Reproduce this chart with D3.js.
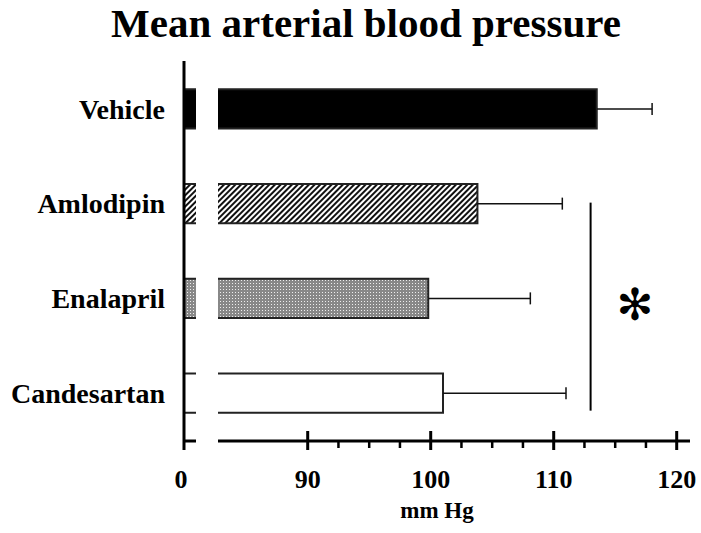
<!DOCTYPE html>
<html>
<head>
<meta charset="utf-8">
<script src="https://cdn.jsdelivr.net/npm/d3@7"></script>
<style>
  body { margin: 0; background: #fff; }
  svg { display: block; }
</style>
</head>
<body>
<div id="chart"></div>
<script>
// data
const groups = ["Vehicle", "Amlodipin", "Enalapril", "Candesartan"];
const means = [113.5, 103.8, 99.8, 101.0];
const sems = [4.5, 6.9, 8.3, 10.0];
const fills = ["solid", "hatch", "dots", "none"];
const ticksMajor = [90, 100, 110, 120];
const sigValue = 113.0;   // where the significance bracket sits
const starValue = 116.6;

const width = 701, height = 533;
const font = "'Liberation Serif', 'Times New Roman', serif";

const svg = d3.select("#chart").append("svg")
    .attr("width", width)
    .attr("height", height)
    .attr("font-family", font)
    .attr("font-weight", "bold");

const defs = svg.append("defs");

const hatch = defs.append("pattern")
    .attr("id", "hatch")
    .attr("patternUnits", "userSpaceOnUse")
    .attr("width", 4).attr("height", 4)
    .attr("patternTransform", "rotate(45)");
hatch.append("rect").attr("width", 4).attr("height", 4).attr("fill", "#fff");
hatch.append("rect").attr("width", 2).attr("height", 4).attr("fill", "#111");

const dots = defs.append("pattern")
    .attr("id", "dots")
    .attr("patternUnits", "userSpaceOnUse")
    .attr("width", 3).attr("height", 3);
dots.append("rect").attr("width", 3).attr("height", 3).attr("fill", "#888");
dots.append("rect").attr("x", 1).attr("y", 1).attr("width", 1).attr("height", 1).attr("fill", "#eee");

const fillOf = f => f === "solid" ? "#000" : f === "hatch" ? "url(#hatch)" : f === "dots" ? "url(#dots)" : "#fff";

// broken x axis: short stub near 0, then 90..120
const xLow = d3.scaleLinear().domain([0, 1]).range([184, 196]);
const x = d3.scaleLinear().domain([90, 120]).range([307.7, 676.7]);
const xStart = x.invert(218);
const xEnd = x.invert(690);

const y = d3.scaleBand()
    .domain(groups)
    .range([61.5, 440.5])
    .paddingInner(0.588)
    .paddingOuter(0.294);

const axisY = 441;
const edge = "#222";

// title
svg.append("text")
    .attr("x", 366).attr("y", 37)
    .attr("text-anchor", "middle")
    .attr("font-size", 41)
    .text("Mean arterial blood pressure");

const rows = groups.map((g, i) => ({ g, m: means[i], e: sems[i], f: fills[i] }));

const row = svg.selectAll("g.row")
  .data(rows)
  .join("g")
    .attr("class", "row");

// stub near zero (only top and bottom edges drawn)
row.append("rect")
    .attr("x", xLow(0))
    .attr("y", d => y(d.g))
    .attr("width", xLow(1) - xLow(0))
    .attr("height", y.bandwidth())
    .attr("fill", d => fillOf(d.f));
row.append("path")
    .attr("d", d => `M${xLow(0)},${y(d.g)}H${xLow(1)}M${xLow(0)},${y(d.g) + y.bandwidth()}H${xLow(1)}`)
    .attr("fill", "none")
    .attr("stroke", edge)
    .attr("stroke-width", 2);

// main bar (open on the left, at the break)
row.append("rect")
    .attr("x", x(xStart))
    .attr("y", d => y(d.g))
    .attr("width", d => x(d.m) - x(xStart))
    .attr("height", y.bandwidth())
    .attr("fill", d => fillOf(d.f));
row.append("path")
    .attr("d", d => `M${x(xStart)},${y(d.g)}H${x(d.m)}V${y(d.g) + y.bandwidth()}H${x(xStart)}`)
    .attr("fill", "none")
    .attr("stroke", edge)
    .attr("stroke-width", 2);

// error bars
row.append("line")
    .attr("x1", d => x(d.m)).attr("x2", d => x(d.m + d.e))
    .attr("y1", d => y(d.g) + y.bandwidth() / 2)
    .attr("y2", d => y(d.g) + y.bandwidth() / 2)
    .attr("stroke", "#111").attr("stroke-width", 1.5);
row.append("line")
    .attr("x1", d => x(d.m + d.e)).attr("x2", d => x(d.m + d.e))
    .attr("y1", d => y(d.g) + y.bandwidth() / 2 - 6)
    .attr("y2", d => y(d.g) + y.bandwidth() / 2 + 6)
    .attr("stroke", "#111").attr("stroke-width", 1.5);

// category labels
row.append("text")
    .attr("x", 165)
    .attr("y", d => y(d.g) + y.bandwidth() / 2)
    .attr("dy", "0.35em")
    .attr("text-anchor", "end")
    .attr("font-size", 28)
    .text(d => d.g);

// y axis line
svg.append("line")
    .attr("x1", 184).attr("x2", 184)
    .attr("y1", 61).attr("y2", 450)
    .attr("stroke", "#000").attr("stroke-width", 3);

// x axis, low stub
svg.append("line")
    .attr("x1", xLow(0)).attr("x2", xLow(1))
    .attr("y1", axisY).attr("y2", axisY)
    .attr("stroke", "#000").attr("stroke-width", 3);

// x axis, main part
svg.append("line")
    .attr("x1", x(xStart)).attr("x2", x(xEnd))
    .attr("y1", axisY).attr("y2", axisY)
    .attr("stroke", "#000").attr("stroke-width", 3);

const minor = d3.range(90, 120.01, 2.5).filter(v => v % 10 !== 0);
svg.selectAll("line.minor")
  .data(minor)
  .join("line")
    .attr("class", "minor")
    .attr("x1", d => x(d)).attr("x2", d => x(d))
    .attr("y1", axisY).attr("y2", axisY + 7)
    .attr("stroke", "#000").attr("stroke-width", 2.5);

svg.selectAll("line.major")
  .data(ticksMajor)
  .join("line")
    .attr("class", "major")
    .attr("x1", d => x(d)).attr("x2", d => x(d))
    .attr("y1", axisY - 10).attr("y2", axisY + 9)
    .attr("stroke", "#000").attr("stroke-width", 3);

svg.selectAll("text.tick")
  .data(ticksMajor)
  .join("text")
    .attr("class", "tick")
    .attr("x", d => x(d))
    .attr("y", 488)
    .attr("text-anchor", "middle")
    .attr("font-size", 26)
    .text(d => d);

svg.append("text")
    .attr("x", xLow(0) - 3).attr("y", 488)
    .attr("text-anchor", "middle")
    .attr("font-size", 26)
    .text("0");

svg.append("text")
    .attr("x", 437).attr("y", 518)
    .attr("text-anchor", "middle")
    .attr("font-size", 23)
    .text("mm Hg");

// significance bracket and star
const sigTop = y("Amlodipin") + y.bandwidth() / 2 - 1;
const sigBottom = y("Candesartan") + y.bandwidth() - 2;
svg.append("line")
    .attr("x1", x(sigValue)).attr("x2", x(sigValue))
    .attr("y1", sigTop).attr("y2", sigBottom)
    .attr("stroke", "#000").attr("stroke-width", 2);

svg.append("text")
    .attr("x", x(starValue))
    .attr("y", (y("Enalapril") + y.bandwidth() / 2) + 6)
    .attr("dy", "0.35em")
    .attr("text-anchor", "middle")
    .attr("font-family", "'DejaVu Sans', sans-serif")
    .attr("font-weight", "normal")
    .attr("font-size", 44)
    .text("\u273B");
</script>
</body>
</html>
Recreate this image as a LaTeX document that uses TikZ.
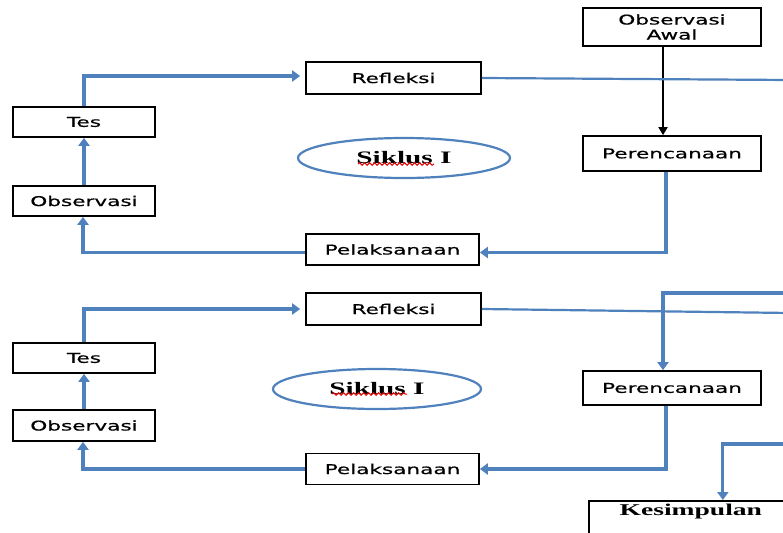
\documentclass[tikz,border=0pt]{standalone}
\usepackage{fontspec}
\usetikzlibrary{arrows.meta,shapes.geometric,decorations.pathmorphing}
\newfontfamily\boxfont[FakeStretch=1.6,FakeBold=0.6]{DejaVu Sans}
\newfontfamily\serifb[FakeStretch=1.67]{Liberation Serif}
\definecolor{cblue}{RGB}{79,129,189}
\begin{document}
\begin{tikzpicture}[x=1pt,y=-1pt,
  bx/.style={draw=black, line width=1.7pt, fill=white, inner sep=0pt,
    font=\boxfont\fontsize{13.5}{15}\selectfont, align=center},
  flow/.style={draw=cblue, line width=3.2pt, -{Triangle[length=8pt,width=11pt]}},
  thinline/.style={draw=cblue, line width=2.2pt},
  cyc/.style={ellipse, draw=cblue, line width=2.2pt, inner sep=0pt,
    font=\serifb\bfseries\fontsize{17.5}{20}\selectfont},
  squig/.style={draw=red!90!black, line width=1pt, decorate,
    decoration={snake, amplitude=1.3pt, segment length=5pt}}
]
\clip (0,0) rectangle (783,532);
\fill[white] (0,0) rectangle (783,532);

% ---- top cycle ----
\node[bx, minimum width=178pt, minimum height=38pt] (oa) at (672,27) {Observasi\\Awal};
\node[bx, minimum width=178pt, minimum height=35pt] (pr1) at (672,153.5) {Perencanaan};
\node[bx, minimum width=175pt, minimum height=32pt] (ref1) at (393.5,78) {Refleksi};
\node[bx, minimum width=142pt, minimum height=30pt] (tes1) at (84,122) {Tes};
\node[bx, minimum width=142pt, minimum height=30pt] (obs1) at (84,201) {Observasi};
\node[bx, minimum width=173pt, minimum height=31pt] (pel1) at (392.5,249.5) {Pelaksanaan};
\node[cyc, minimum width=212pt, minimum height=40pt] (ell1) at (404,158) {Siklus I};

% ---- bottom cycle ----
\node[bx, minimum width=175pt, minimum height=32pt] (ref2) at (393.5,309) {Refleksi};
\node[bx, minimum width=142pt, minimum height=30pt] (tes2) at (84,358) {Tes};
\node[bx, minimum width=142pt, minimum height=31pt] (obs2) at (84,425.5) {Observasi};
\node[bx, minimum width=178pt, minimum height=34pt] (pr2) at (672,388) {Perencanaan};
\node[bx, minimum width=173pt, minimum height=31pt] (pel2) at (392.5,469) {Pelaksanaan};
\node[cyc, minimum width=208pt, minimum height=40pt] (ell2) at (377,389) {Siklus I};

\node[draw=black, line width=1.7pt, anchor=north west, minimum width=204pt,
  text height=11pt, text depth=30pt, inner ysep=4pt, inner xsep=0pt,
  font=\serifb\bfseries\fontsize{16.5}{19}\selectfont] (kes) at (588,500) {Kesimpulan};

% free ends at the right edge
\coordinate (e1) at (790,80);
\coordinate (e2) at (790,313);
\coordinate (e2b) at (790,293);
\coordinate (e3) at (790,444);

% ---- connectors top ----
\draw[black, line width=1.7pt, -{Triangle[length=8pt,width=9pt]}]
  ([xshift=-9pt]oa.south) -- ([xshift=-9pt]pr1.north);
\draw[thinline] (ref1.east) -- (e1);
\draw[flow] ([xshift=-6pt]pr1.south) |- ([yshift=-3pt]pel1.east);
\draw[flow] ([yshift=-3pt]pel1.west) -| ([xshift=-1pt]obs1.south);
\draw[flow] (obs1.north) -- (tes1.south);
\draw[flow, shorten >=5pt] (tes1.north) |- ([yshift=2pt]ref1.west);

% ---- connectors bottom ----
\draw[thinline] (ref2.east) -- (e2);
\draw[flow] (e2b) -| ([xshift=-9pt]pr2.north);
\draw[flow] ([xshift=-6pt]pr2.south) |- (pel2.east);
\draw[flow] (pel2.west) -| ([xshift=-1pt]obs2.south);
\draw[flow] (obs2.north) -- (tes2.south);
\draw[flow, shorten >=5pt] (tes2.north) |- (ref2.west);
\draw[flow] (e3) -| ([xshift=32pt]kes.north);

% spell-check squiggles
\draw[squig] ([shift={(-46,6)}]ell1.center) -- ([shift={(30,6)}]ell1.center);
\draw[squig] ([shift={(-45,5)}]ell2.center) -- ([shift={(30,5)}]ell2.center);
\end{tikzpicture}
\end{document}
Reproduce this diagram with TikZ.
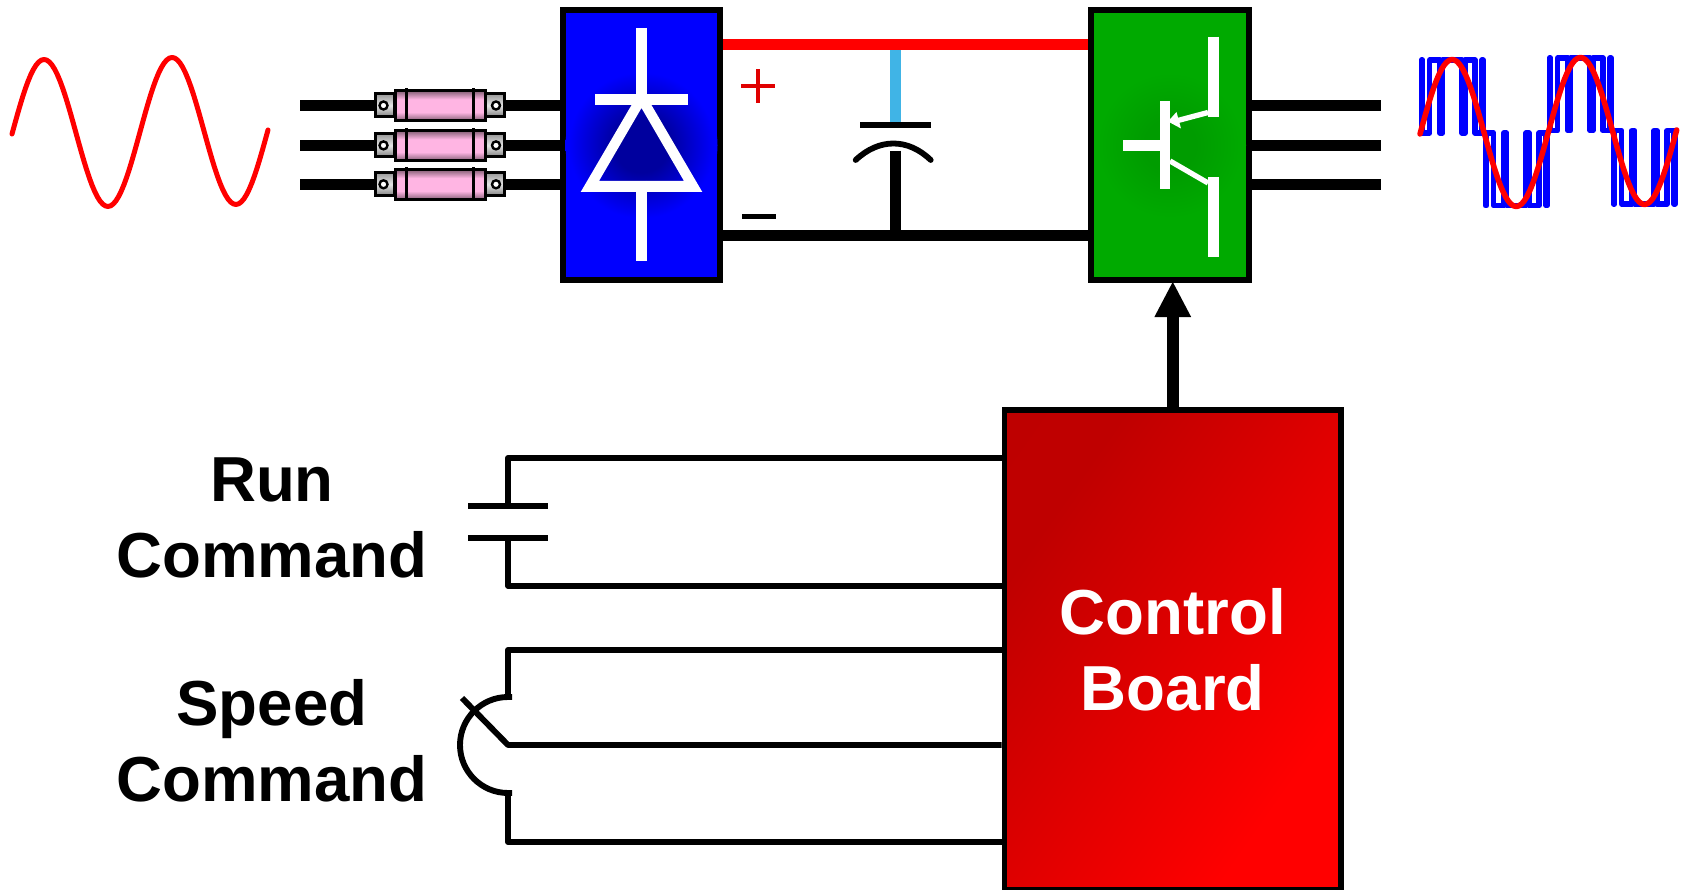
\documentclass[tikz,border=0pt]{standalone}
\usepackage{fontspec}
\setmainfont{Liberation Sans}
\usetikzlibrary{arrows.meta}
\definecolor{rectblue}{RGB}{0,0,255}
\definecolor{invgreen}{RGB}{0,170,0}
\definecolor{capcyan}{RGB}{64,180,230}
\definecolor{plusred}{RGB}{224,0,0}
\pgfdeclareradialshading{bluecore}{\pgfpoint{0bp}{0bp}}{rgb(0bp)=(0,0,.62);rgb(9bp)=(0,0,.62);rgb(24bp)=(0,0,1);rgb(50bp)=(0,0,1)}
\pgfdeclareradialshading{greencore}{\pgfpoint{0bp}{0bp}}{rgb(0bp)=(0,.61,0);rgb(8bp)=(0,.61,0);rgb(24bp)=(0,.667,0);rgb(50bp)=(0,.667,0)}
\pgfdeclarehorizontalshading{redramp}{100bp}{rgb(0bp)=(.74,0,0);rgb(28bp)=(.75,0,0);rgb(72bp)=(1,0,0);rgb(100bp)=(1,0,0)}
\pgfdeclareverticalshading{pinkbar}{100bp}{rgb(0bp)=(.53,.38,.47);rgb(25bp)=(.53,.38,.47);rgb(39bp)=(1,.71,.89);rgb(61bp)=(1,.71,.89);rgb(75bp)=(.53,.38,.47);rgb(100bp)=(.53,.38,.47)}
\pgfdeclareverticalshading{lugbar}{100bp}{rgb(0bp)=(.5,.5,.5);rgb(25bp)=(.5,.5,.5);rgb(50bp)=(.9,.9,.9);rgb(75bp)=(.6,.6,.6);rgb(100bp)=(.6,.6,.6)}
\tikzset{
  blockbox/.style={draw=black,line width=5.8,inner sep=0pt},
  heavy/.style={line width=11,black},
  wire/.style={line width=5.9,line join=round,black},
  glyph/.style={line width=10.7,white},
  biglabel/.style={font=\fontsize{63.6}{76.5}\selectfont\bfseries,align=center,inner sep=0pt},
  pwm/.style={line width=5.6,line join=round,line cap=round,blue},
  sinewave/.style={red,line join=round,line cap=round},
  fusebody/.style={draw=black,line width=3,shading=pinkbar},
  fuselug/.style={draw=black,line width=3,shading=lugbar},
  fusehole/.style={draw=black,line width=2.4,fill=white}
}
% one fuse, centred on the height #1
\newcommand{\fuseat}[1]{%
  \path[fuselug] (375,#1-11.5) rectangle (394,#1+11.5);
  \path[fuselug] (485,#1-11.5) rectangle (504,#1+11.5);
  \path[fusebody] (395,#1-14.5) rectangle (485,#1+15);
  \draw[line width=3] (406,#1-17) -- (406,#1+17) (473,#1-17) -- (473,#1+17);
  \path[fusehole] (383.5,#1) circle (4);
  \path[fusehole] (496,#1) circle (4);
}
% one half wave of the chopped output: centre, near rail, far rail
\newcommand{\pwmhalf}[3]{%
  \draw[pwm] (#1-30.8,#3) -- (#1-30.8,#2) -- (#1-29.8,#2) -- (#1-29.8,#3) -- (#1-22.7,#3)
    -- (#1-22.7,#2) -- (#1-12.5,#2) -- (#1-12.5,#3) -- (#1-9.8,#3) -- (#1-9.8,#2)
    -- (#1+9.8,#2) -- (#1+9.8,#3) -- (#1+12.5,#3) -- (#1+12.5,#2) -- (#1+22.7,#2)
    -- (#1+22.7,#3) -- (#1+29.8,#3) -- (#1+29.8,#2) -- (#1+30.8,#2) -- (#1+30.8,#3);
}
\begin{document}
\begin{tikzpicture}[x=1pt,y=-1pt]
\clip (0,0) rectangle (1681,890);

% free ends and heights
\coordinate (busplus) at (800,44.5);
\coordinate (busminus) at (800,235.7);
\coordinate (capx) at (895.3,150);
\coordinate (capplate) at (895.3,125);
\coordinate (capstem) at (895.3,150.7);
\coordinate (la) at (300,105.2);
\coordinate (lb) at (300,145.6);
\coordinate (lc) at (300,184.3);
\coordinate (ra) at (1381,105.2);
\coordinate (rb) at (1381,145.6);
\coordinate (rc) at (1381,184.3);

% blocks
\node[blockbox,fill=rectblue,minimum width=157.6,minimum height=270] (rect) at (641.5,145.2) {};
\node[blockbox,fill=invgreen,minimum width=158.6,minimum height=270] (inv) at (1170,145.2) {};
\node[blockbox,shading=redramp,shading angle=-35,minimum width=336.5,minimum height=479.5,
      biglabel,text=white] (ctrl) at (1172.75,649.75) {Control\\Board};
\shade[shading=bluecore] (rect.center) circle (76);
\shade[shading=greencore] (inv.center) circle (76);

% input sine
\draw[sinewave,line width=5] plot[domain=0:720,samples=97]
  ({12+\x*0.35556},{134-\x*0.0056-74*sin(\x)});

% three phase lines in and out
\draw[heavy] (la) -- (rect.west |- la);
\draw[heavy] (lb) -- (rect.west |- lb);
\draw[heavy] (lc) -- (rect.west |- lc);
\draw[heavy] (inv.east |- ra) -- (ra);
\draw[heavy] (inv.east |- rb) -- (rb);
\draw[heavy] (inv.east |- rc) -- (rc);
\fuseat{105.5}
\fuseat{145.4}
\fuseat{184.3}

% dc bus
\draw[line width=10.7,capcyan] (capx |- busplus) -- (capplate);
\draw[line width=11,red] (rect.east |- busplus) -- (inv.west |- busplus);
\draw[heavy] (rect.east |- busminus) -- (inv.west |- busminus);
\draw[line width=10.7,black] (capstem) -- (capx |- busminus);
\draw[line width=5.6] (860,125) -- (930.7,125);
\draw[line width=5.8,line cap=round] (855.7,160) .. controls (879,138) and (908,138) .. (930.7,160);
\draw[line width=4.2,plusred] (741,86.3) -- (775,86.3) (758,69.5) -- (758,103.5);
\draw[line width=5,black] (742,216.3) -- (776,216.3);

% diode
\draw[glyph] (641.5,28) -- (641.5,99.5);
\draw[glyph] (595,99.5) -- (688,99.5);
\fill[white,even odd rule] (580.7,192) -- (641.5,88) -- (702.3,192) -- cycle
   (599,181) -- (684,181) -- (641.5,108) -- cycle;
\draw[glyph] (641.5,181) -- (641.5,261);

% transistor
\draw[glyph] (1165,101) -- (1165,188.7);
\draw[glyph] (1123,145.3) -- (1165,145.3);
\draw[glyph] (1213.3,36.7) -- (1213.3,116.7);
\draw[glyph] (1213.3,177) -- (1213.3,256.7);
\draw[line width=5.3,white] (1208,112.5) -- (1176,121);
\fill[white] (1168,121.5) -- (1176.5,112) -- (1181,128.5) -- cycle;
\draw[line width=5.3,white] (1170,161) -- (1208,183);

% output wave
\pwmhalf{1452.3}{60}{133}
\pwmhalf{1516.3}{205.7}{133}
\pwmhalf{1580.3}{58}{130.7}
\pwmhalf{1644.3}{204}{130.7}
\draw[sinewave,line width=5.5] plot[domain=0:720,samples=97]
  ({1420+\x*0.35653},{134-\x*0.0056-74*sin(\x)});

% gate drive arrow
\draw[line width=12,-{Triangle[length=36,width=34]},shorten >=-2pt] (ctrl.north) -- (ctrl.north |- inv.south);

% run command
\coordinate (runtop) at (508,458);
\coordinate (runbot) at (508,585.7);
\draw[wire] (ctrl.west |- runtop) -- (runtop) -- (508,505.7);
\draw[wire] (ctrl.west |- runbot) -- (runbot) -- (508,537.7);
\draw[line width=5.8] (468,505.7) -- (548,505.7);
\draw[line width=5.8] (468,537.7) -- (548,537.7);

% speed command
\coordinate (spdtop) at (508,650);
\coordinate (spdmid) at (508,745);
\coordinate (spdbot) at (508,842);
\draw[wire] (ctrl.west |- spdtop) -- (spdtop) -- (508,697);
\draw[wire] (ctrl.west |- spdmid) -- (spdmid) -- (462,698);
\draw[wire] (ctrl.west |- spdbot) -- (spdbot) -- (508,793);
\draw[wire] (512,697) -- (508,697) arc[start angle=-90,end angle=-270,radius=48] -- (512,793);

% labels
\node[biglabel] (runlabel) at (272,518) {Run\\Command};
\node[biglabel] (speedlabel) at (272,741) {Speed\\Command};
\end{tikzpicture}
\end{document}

━━━━

WORK REQUIRED: Using the data above, set down each line from the line with "Recreate this image" to the line with "minimum width=208pt, minimum" exactly, both ends included, and leave the pictures behind. Nothing else belongs.

ANSWER TO THE PROBLEM:
Recreate this image as a LaTeX document that uses TikZ.
\documentclass[tikz,border=0pt]{standalone}
\usepackage{fontspec}
\usetikzlibrary{arrows.meta,shapes.geometric,decorations.pathmorphing}
\newfontfamily\boxfont[FakeStretch=1.6,FakeBold=0.6]{DejaVu Sans}
\newfontfamily\serifb[FakeStretch=1.67]{Liberation Serif}
\definecolor{cblue}{RGB}{79,129,189}
\begin{document}
\begin{tikzpicture}[x=1pt,y=-1pt,
  bx/.style={draw=black, line width=1.7pt, fill=white, inner sep=0pt,
    font=\boxfont\fontsize{13.5}{15}\selectfont, align=center},
  flow/.style={draw=cblue, line width=3.2pt, -{Triangle[length=8pt,width=11pt]}},
  thinline/.style={draw=cblue, line width=2.2pt},
  cyc/.style={ellipse, draw=cblue, line width=2.2pt, inner sep=0pt,
    font=\serifb\bfseries\fontsize{17.5}{20}\selectfont},
  squig/.style={draw=red!90!black, line width=1pt, decorate,
    decoration={snake, amplitude=1.3pt, segment length=5pt}}
]
\clip (0,0) rectangle (783,532);
\fill[white] (0,0) rectangle (783,532);

% ---- top cycle ----
\node[bx, minimum width=178pt, minimum height=38pt] (oa) at (672,27) {Observasi\\Awal};
\node[bx, minimum width=178pt, minimum height=35pt] (pr1) at (672,153.5) {Perencanaan};
\node[bx, minimum width=175pt, minimum height=32pt] (ref1) at (393.5,78) {Refleksi};
\node[bx, minimum width=142pt, minimum height=30pt] (tes1) at (84,122) {Tes};
\node[bx, minimum width=142pt, minimum height=30pt] (obs1) at (84,201) {Observasi};
\node[bx, minimum width=173pt, minimum height=31pt] (pel1) at (392.5,249.5) {Pelaksanaan};
\node[cyc, minimum width=212pt, minimum height=40pt] (ell1) at (404,158) {Siklus I};

% ---- bottom cycle ----
\node[bx, minimum width=175pt, minimum height=32pt] (ref2) at (393.5,309) {Refleksi};
\node[bx, minimum width=142pt, minimum height=30pt] (tes2) at (84,358) {Tes};
\node[bx, minimum width=142pt, minimum height=31pt] (obs2) at (84,425.5) {Observasi};
\node[bx, minimum width=178pt, minimum height=34pt] (pr2) at (672,388) {Perencanaan};
\node[bx, minimum width=173pt, minimum height=31pt] (pel2) at (392.5,469) {Pelaksanaan};
\node[cyc, minimum width=208pt, minimum height=40pt] (ell2) at (377,389) {Siklus I};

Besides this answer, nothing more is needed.